All of the data below must be repeated exactly.

[BEGIN Provided material]

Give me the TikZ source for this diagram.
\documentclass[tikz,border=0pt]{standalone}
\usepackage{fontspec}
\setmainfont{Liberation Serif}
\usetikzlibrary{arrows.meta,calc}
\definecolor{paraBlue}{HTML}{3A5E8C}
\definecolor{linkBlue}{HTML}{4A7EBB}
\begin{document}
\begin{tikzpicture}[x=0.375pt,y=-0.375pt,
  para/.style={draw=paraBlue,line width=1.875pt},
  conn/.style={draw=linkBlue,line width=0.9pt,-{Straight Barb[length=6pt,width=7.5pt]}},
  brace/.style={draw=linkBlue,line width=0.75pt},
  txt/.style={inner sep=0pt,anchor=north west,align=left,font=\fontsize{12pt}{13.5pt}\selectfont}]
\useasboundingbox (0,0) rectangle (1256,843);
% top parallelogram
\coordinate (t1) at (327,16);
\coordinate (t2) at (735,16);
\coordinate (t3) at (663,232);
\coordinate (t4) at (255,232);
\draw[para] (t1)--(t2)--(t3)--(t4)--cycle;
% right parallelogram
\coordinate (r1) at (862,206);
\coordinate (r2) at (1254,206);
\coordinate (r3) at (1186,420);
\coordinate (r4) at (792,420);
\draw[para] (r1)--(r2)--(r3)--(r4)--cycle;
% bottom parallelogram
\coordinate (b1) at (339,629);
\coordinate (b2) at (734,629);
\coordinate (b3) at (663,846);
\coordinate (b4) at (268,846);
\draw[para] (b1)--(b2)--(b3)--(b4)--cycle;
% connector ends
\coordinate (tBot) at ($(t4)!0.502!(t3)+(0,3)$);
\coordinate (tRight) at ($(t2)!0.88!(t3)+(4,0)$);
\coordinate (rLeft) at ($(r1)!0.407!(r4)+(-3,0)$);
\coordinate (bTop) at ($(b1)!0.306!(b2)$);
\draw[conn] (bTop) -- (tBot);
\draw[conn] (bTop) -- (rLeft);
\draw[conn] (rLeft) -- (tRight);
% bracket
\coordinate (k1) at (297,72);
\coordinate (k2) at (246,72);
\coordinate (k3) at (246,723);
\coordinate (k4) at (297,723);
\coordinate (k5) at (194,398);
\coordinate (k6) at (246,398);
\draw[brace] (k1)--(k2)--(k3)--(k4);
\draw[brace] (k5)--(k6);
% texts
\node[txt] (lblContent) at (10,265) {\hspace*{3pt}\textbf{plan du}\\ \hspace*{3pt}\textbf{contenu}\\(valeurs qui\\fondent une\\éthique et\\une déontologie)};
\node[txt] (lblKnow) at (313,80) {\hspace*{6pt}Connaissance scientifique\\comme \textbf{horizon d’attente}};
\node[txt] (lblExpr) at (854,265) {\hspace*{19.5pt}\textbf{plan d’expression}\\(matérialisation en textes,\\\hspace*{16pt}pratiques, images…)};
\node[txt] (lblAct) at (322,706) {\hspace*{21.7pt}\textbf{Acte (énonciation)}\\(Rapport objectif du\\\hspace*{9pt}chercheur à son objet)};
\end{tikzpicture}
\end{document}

[END Provided material]

> **Output**:
Give me the TikZ source for this diagram.
\documentclass[tikz,border=0pt]{standalone}
\usepackage{fontspec}
\setmainfont{Liberation Serif}
\usetikzlibrary{arrows.meta,calc}
\definecolor{paraBlue}{HTML}{3A5E8C}
\definecolor{linkBlue}{HTML}{4A7EBB}
\begin{document}
\begin{tikzpicture}[x=0.375pt,y=-0.375pt,
  para/.style={draw=paraBlue,line width=1.875pt},
  conn/.style={draw=linkBlue,line width=0.9pt,-{Straight Barb[length=6pt,width=7.5pt]}},
  brace/.style={draw=linkBlue,line width=0.75pt},
  txt/.style={inner sep=0pt,anchor=north west,align=left,font=\fontsize{12pt}{13.5pt}\selectfont}]
\useasboundingbox (0,0) rectangle (1256,843);
% top parallelogram
\coordinate (t1) at (327,16);
\coordinate (t2) at (735,16);
\coordinate (t3) at (663,232);
\coordinate (t4) at (255,232);
\draw[para] (t1)--(t2)--(t3)--(t4)--cycle;
% right parallelogram
\coordinate (r1) at (862,206);
\coordinate (r2) at (1254,206);
\coordinate (r3) at (1186,420);
\coordinate (r4) at (792,420);
\draw[para] (r1)--(r2)--(r3)--(r4)--cycle;
% bottom parallelogram
\coordinate (b1) at (339,629);
\coordinate (b2) at (734,629);
\coordinate (b3) at (663,846);
\coordinate (b4) at (268,846);
\draw[para] (b1)--(b2)--(b3)--(b4)--cycle;
% connector ends
\coordinate (tBot) at ($(t4)!0.502!(t3)+(0,3)$);
\coordinate (tRight) at ($(t2)!0.88!(t3)+(4,0)$);
\coordinate (rLeft) at ($(r1)!0.407!(r4)+(-3,0)$);
\coordinate (bTop) at ($(b1)!0.306!(b2)$);
\draw[conn] (bTop) -- (tBot);
\draw[conn] (bTop) -- (rLeft);
\draw[conn] (rLeft) -- (tRight);
% bracket
\coordinate (k1) at (297,72);
\coordinate (k2) at (246,72);
\coordinate (k3) at (246,723);
\coordinate (k4) at (297,723);
\coordinate (k5) at (194,398);
\coordinate (k6) at (246,398);
\draw[brace] (k1)--(k2)--(k3)--(k4);
\draw[brace] (k5)--(k6);
% texts
\node[txt] (lblContent) at (10,265) {\hspace*{3pt}\textbf{plan du}\\ \hspace*{3pt}\textbf{contenu}\\(valeurs qui\\fondent une\\éthique et\\une déontologie)};
\node[txt] (lblKnow) at (313,80) {\hspace*{6pt}Connaissance scientifique\\comme \textbf{horizon d’attente}};
\node[txt] (lblExpr) at (854,265) {\hspace*{19.5pt}\textbf{plan d’expression}\\(matérialisation en textes,\\\hspace*{16pt}pratiques, images…)};
\node[txt] (lblAct) at (322,706) {\hspace*{21.7pt}\textbf{Acte (énonciation)}\\(Rapport objectif du\\\hspace*{9pt}chercheur à son objet)};
\end{tikzpicture}
\end{document}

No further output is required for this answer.